Lemma UNIQUE: A set of linear equations (no term multiplied by 0) will not have a unique solution if it contains more unknowns than equations.
Proof: The set of values for N unknowns can be viewed as an N- dimensional space. The solutions to a single linear equation form an N-1-dimensional hyperplane in this space. The solution to M such independent equations is the intersection of M such independent hyperplanes, forming an N-M dimensional space. Spaces greater than 0-dimensional contain multiple points, representing multiple solutions to the set of M equations with N unknowns. When the set of equations is not independent, there are effectively even fewer than M of them.
Theorem 4N/3: Given a number S, all the values of
the sequence r, and N equations of type 1, 2, and/or 3 below, there
will be at least 4N/3 unknowns.
Proof:Suppose a set of equations has I 1's, J 2's, and K
3's. We can put a lower bound on the number of unknowns that will
appear.
What is 2I+2J+3K-min(I,J)-2min(I,K)-min(J,K)+min(I,J,K)+1?
Therefore N equations will have at least 4N/3 unknowns.
Corollary N/3: Theorem 4N/3, combined with lemma UNIQUE),
imply that that given N equations of the form 1, 2, or 3, at least N/3
additional equations explaining a, m, y, and x must be given before
the unknowns in the original equations have a unique solution.
Note that this treats the sequences m, x, and y as truly independent.
In the generator ISAAC, it is known that
values of x and y are chosen from the previous SIZE values of m in
some deterministic fashion. Guessing the choice correctly for some
value of x or y would supply an additional equation with no extra
unknowns. There are 2^8 possible guesses for each value.

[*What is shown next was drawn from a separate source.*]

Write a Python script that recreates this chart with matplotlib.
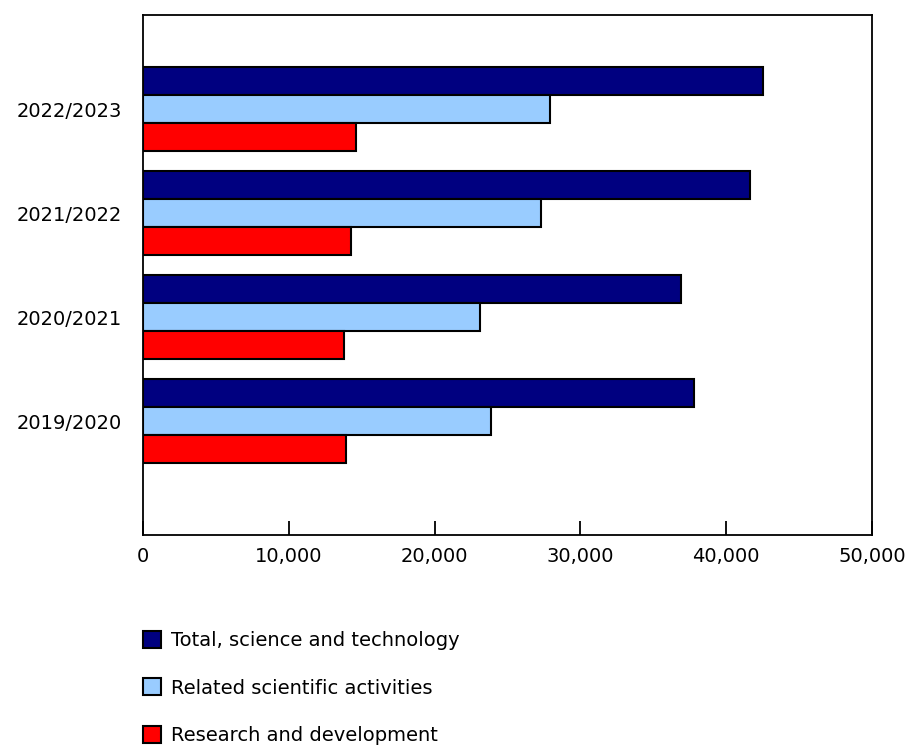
import numpy as np
import matplotlib.pyplot as plt
from matplotlib.patches import Patch
from matplotlib.ticker import FuncFormatter

# ---------------------------------------------------------------------------
# Data
# ---------------------------------------------------------------------------
years = ['2019/2020', '2020/2021', '2021/2022', '2022/2023']
total_st = [37800, 36900, 41600, 42500]
related_sci = [23900, 23100, 27300, 27900]
rnd = [13900, 13800, 14300, 14600]

series_names = ['Total, science and technology',
                'Related scientific activities',
                'Research and development']
colours = ['#000080', '#99CCFF', '#FF0000']

FS = 14

fig = plt.figure(figsize=(9.09, 7.55), dpi=100)
ax = fig.add_axes([143 / 909, 1 - 535 / 755, (872 - 143) / 909, 520 / 755])

y = np.arange(len(years))
h = 0.27
for k, (vals, col) in enumerate(zip([total_st, related_sci, rnd], colours)):
    ax.barh(y + (1 - k) * h, vals, height=h, color=col,
            edgecolor='black', linewidth=1.5, zorder=3)

ax.set_xlim(0, 50000)
ax.set_ylim(-1.096, len(years) - 1 + 0.904)
ax.set_xticks(np.arange(0, 50001, 10000))
ax.xaxis.set_major_formatter(FuncFormatter(lambda v, p: f'{int(v):,}'))
ax.set_yticks(y)
ax.set_yticklabels(years)
ax.tick_params(axis='x', direction='in', length=10, width=1.3, pad=9,
               labelsize=FS)
ax.tick_params(axis='y', length=0, pad=15, labelsize=FS)
for s in ax.spines.values():
    s.set_linewidth(1.3)

handles = [Patch(facecolor=c, edgecolor='black', linewidth=1.5)
           for c in colours]
fig.legend(handles, series_names, loc='upper left',
           bbox_to_anchor=(143 / 909, 1 - 631 / 755), frameon=False,
           fontsize=FS, handlelength=0.95, handleheight=0.95,
           handletextpad=0.5, labelspacing=1.46, borderpad=0,
           borderaxespad=0)

fig.savefig('out.png', dpi=100)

If the
choices are independent for each value, it is not practical today to
guess more than about 5 values this way.
ISAAC starts with 256 unknowns (the initial values in m[]).

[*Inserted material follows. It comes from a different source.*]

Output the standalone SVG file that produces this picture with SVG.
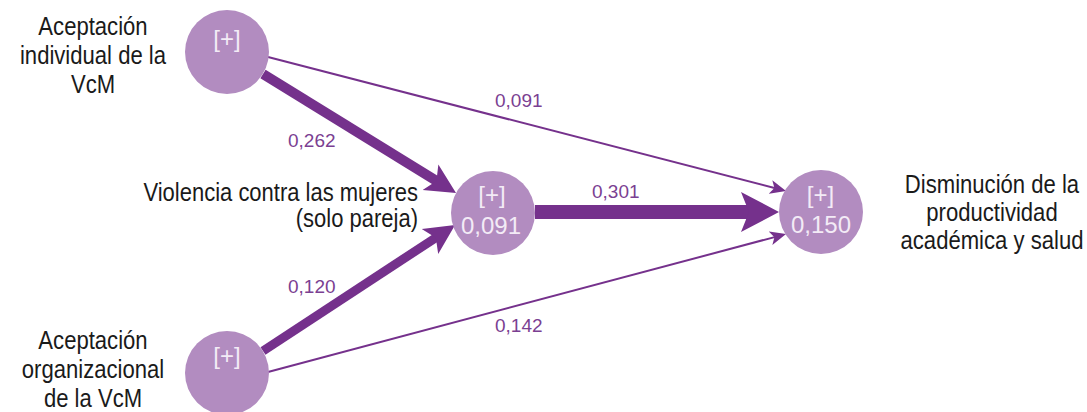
<svg xmlns="http://www.w3.org/2000/svg" width="1087" height="412" viewBox="0 0 1087 412">
<style>
.node{fill:#b28cc0;}
.nt{font-family:"Liberation Sans",Arial,sans-serif;font-size:24px;fill:#f3ebf6;text-anchor:middle;}
.lbl{font-family:"Liberation Sans",Arial,sans-serif;font-size:26px;fill:#1a1a1a;}
.lbl2{font-family:"Liberation Sans",Arial,sans-serif;font-size:25px;fill:#1a1a1a;}
.el{font-family:"Liberation Sans",Arial,sans-serif;font-size:19px;fill:#7b3f92;}
.edge{stroke:#75318c;fill:none;stroke-linecap:butt;}
</style>
<defs>
<marker id="thin" viewBox="0 -8 16 16" refX="8" refY="0" markerWidth="16" markerHeight="16" markerUnits="userSpaceOnUse" orient="auto">
<path d="M0,-7 L16,0 L0,7 L4,0 z" fill="#75318c"/>
</marker>
<marker id="thick" viewBox="0 -16 30 32" refX="12" refY="0" markerWidth="30" markerHeight="32" markerUnits="userSpaceOnUse" orient="auto">
<path d="M0,-15 L30,0 L0,15 L7,0 z" fill="#75318c"/>
</marker>
<marker id="big" viewBox="0 -21 38 42" refX="14" refY="0" markerWidth="38" markerHeight="42" markerUnits="userSpaceOnUse" orient="auto">
<path d="M0,-20 L38,0 L0,20 L8,0 z" fill="#75318c"/>
</marker>
</defs>
<g id="connectors">
<line class="edge" x1="268" y1="57" x2="778.3" y2="189" stroke-width="2" marker-end="url(#thin)"/>
<line class="edge" x1="268" y1="372" x2="778.3" y2="236.1" stroke-width="2" marker-end="url(#thin)"/>
<line class="edge" x1="263" y1="74" x2="440.7" y2="183.5" stroke-width="10" marker-end="url(#thick)"/>
<line class="edge" x1="263" y1="351" x2="440" y2="234.9" stroke-width="9" marker-end="url(#thick)"/>
<line class="edge" x1="535" y1="212" x2="755" y2="212" stroke-width="14" marker-end="url(#big)"/>
<text class="el" x="288" y="147">0,262</text>
<text class="el" x="288" y="293">0,120</text>
<text class="el" x="495" y="107">0,091</text>
<text class="el" x="495" y="332">0,142</text>
<text class="el" x="592" y="198">0,301</text>
</g>
<g id="n-aceptacion-individual">
<circle class="node" cx="227" cy="52" r="42"/>
<text class="nt" x="227" y="47">[+]</text>
<g transform="translate(93,0) scale(0.85,1)">
<text class="lbl" text-anchor="middle"><tspan x="0" y="35">Aceptación</tspan><tspan x="0" y="64">individual de la</tspan><tspan x="0" y="93">VcM</tspan></text>
</g>
</g>
<g id="n-aceptacion-organizacional">
<circle class="node" cx="227" cy="373" r="42"/>
<text class="nt" x="227" y="364">[+]</text>
<g transform="translate(93,0) scale(0.85,1)">
<text class="lbl" text-anchor="middle"><tspan x="0" y="349">Aceptación</tspan><tspan x="0" y="378">organizacional</tspan><tspan x="0" y="407">de la VcM</tspan></text>
</g>
</g>
<g id="n-violencia">
<circle class="node" cx="493" cy="213" r="42"/>
<text class="nt" x="492" y="203">[+]</text>
<text class="nt" x="491" y="234">0,091</text>
<g transform="translate(418,0) scale(0.88,1)">
<text class="lbl2" text-anchor="end"><tspan x="0" y="201">Violencia contra las mujeres</tspan><tspan x="0" y="227">(solo pareja)</tspan></text>
</g>
</g>
<g id="n-disminucion">
<circle class="node" cx="821" cy="212" r="42"/>
<text class="nt" x="820.5" y="203">[+]</text>
<text class="nt" x="821" y="233">0,150</text>
<g transform="translate(992,0) scale(0.85,1)">
<text class="lbl" text-anchor="middle"><tspan x="0" y="193">Disminución de la</tspan><tspan x="0" y="221">productividad</tspan><tspan x="0" y="249">académica y salud</tspan></text>
</g>
</g>
</svg>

Combine that with theorem 4/3, and after the user
sees N results, there are 256+(N/3) more unknowns that linear
equations. In order for Gaussian Elimination to be useful, extra
equations must be found faster than extra unknowns are produced.
a_i = a_{i-1} + m_{i-S/2} /* 1 */
r_i = m_{i-S} + y_i /* 2 */
m_i = r_i + a_i + x_i /* 3 */
1 alone: 3I - (I-1) = 2I+1, all but one a_i can be an a_{i-1}.

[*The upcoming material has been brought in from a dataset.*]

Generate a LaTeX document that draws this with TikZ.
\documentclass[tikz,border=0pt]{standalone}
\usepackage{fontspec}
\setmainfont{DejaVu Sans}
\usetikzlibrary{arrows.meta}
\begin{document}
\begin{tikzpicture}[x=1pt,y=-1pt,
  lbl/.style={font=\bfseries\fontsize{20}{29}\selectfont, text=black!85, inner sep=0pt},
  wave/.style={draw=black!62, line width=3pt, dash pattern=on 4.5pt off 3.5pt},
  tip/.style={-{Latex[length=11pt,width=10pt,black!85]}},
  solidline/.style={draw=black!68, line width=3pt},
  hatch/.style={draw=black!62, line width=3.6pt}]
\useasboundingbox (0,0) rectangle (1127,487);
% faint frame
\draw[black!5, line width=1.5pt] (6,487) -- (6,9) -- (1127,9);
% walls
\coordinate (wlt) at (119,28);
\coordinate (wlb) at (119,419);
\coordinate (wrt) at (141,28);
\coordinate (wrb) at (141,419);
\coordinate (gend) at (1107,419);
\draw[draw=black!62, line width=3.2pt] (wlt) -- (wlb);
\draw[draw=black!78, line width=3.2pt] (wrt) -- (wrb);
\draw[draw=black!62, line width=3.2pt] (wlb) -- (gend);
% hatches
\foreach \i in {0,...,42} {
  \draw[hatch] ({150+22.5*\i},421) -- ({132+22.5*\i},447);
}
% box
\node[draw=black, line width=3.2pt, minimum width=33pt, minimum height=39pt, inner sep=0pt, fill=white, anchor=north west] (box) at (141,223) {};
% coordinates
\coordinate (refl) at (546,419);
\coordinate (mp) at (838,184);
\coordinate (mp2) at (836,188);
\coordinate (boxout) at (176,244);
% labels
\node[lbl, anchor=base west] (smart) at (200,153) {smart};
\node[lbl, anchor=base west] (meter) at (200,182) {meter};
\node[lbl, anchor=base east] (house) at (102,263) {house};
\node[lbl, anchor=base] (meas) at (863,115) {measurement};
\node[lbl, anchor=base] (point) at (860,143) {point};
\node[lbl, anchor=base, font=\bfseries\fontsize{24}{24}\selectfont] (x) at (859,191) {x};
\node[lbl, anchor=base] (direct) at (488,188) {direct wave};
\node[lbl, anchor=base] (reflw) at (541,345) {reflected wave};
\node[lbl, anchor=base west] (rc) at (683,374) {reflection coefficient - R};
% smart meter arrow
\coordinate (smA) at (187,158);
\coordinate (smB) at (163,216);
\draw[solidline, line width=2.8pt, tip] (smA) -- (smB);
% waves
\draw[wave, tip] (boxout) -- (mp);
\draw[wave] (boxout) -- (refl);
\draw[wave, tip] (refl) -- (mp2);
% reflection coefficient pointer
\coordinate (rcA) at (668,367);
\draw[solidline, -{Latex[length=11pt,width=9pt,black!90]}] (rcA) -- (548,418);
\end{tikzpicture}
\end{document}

2 alone: 2J, since all r's are known.
3 alone: 3K, since all r's are known.
1+2: 2I+2J-min(I,J)+1, since m_{i-S} and m_{i-S/2} can overlap.
1+3: 2I+3K-2min(I,K)+1, since m's and a's can overlap.
2+3: 2J+3K-min(J,K) since m's can overlap (r's are known).
1+2+3: 2I+2J+3K-min(I,J)-2min(I,K)-min(J,K)+min(I,J,K)+1,
since the overlap of m's is only 2x not 3x
I<J<K: 2I+2J+3K-I-2I-J+I+1 = J+3K+1 > (4/3)(I+J+K)
I<K<J: 2I+2J+3K-I-2I-K+I+1 = 2J+2K+1 > (4/3)(I+J+K)
J<I<K: 2I+2J+3K-J-2I-J+J+1 = J+3K+1 > (4/3)(I+J+K)
J<K<I: 2I+2J+3K-J-2K-J+J+1 = 2I+J+K+1 > (4/3)(I+J+K)
K<I<J: 2I+2J+3K-I-2K-K+K+1 = I+2J+K+1 > (4/3)(I+J+K)
K<J<I: 2I+2J+3K-J-2K-K+K+1 = 2I+J+K+1 > (4/3)(I+J+K)
Gotta show that, not only can you not solve for all 4N/3 unknowns
without finding N/3 more equations, you can't find the values for any
M unknowns without finding at least M/3 more equations.